Business workflow orchestration and enterprise interoperability
Manufacturing integration succeeds when it reflects end-to-end business workflows rather than isolated transactions. Consider a make-to-stock scenario: Odoo releases a manufacturing order, middleware validates material availability with WMS, sends execution instructions to MES, receives operation confirmations, routes quality exceptions to the quality platform, updates finished goods inventory in Odoo, and triggers downstream replenishment or shipping workflows. Without orchestration, each step may work independently while the overall process remains brittle.
Interoperability is equally important in multi-entity and multi-plant environments. Different sites may use different MES vendors, barcode systems, or maintenance platforms. Middleware should abstract these differences through canonical business events and common process policies. That allows Odoo to interact with a stable enterprise integration layer even when local plant systems vary. It also simplifies acquisitions, divestitures, and phased modernization programs.
Cloud deployment models and migration considerations
Deployment choices should reflect plant connectivity, regulatory constraints, latency tolerance, and the broader enterprise cloud strategy. Cloud-native integration platforms are attractive for centralized governance, elastic scaling, and faster rollout across regions. However, manufacturers with low-latency machine interactions or restricted plant networks may require hybrid models where local edge components collect events and synchronize with cloud middleware. For Odoo deployments spanning Odoo Online, Odoo.sh, or self-hosted environments, the integration architecture should remain portable and avoid assumptions tied to a single hosting model.
Migration planning deserves executive attention. Many manufacturers move from file-based interfaces or custom scripts to governed middleware while production continues. The safest path is incremental coexistence: establish canonical models, onboard one process domain at a time, run dual validation during cutover, and define rollback procedures for critical transactions such as inventory movements and production confirmations. Master data quality should be addressed early, especially item codes, routings, work centers, units of measure, and lot structures.
Security, API governance, and identity
Manufacturing integrations expose operational and financial processes, so security architecture must be explicit. API gateways should enforce authentication, authorization, rate limiting, schema validation, and threat protection. Sensitive payloads such as supplier data, quality records, and traceability information should be encrypted in transit and protected at rest according to enterprise policy. Governance should define API ownership, versioning standards, deprecation rules, and approval workflows for new integrations.
Identity and access design is often overlooked. System-to-system integrations should use managed service identities or equivalent non-human credentials, with least-privilege access scoped to the exact business operations required. Human access to integration consoles, replay tools, and monitoring dashboards should be role-based and auditable. In regulated sectors, separation of duties matters: the team that can replay production events should not automatically have authority to alter financial posting rules.

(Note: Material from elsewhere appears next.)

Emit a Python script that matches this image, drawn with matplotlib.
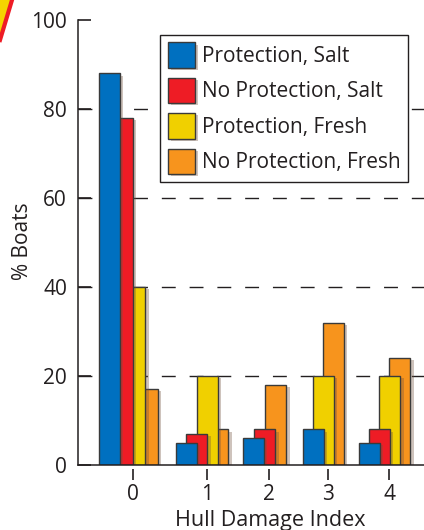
import numpy as np
import matplotlib
matplotlib.use('Agg')
import matplotlib.pyplot as plt
import matplotlib.patheffects as pe
from matplotlib.patches import Polygon

plt.rcParams['font.family'] = ['Open Sans', 'DejaVu Sans']

# data
damage_index = ['0', '1', '2', '3', '4']
series_names = ['Protection, Salt', 'No Protection, Salt',
                'Protection, Fresh', 'No Protection, Fresh']
prot_salt = [88, 5, 6, 8, 5]
noprot_salt = [78, 7, 8, 0, 8]
prot_fresh = [40, 20, 0, 20, 20]
noprot_fresh = [17, 8, 18, 32, 24]
values = [prot_salt, noprot_salt, prot_fresh, noprot_fresh]

colors = ['#0070c0', '#ee1c25', '#f0d000', '#f7941d']
ink = '#231f20'

# layout: the groups are not evenly spaced in the original
tick_pos = [0, 1.23, 2.27, 3.25, 4.27]
group_step = [0.21, 0.175, 0.185, 0.167, 0.17]
bar_w = 0.355
center_shift = -0.08

fig = plt.figure(figsize=(4.24, 5.30), dpi=100)
ax = fig.add_axes([0.184, 0.1226, 0.83, 0.8396])

shadow = [pe.SimplePatchShadow(offset=(2.5, -1.5), shadow_rgbFace=(0.45, 0.33, 0.25), alpha=0.35),
          pe.Normal()]

# pack the non-zero bars of each group, overlapping
xs = [[] for _ in values]
hs = [[] for _ in values]
for g in range(len(damage_index)):
    present = [s for s in range(len(values)) if values[s][g] > 0]
    c = tick_pos[g] + center_shift
    start = c - (len(present) - 1) * group_step[g] / 2
    for k, s in enumerate(present):
        xs[s].append(start + k * group_step[g])
        hs[s].append(values[s][g])

handles = []
for s in range(len(values)):
    b = ax.bar(xs[s], hs[s], width=bar_w, color=colors[s], edgecolor='#3a3a3a',
               linewidth=1.0, zorder=5 - s, label=series_names[s])
    for p in b:
        p.set_path_effects(shadow)
    handles.append(b)

ax.set_ylim(0, 100)
ax.set_xlim(-0.917, -0.917 + 5.865)
ax.set_yticks([0, 20, 40, 60, 80, 100])
ax.set_xticks(tick_pos)
ax.set_xticklabels(damage_index)

for y in [20, 40, 60, 80]:
    ax.axhline(y, color=ink, lw=1.0, ls=(0, (10, 10)), zorder=0.5)
ax.axhline(0, color=ink, lw=1.1, zorder=6, clip_on=False)

for side in ['top', 'right']:
    ax.spines[side].set_visible(False)
ax.spines['bottom'].set_position(('outward', 3))
ax.spines['bottom'].set_visible(False)
ax.spines['left'].set_color(ink)
ax.spines['left'].set_linewidth(1.1)

ax.tick_params(axis='y', direction='in', length=9.5, width=1.2, pad=8,
               labelsize=15, colors=ink)
ax.tick_params(axis='x', direction='out', length=8, width=1.2, pad=3,
               labelsize=15, colors=ink)

fig.text(22 / 424, 1 - 241 / 530, '% Boats', rotation=90, ha='center', va='center',
         fontsize=15, color=ink)
fig.text(270 / 424, 1 - 526 / 530, 'Hull Damage Index', ha='center', va='baseline',
         fontsize=15.5, color=ink)

leg = ax.legend(handles=handles, loc='upper left', bbox_to_anchor=(160 / 424, 1 - 35 / 530),
                bbox_transform=fig.transFigure, borderaxespad=0, fontsize=15,
                handlelength=1.3, handleheight=1.5, handletextpad=0.34,
                labelspacing=0.48, borderpad=0.36, fancybox=False, framealpha=1)
leg.get_frame().set_edgecolor(ink)
leg.get_frame().set_linewidth(1.0)
leg.set_zorder(10)
for t in leg.get_texts():
    t.set_color(ink)

# corner mark cut off in the original
fig.patches.append(Polygon([[0, 1], [11 / 424, 1], [0, 1 - 38 / 530]], closed=True,
                           transform=fig.transFigure, facecolor='#f5d400',
                           edgecolor='none', figure=fig))
fig.lines.append(plt.Line2D([12 / 424, 0], [1, 1 - 40 / 530], color='#ee1c25', lw=3,
                            transform=fig.transFigure, figure=fig))

plt.savefig('out.png', dpi=100)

Monitoring, observability, resilience, and performance
Enterprise integration teams need more than technical uptime metrics. They need observability across business transactions. That means tracing a production order from release through execution, quality disposition, inventory update, and financial impact, with visibility into latency, retries, duplicates, and exceptions. Dashboards should distinguish platform health from business process health. A queue may be technically available while a critical work order confirmation is delayed beyond the plant's operating threshold.
- Implement correlation IDs and business transaction tracing across Odoo, middleware, MES, WMS, and quality systems
- Use retry policies, dead-letter queues, replay controls, and idempotency rules to prevent duplicate postings and support recovery
- Define service level objectives for critical flows such as order release, completion confirmation, and inventory synchronization
- Capacity-plan for peak production windows, shift changes, and month-end close when transaction volumes and reconciliation demands increase
Operational resilience should be designed, not assumed. Middleware must tolerate endpoint outages, network instability, and partial failures without losing business events. Performance tuning should focus on throughput, queue depth, payload size, and dependency bottlenecks rather than raw API speed alone. In manufacturing, the most important scalability outcome is predictable process continuity under load.
AI automation opportunities, future trends, and executive recommendations
AI can improve manufacturing integration operations when applied to exception handling, not just analytics. Practical opportunities include anomaly detection on event flows, intelligent routing of integration incidents, automated classification of failed transactions, and predictive identification of synchronization bottlenecks before they affect production. AI can also assist with semantic mapping during migration by identifying likely correspondences between legacy plant codes and enterprise master data structures, though final governance should remain human-controlled.
Looking ahead, manufacturers should expect greater adoption of event-driven ERP interoperability, edge-to-cloud integration patterns, digital thread initiatives, and stronger API product management disciplines. As Odoo becomes part of broader enterprise application portfolios, integration architecture will increasingly be judged by resilience, auditability, and adaptability rather than by simple connectivity.
Executive recommendations are straightforward. Standardize on middleware for cross-plant manufacturing integration. Use APIs for governed synchronous transactions and event-driven messaging for high-volume asynchronous flows. Establish canonical business events, formal API governance, and role-based operational controls. Prioritize observability and replay capability before scaling to additional plants. Finally, align synchronization design to business criticality so that real-time processing is reserved for decisions and controls that genuinely require it.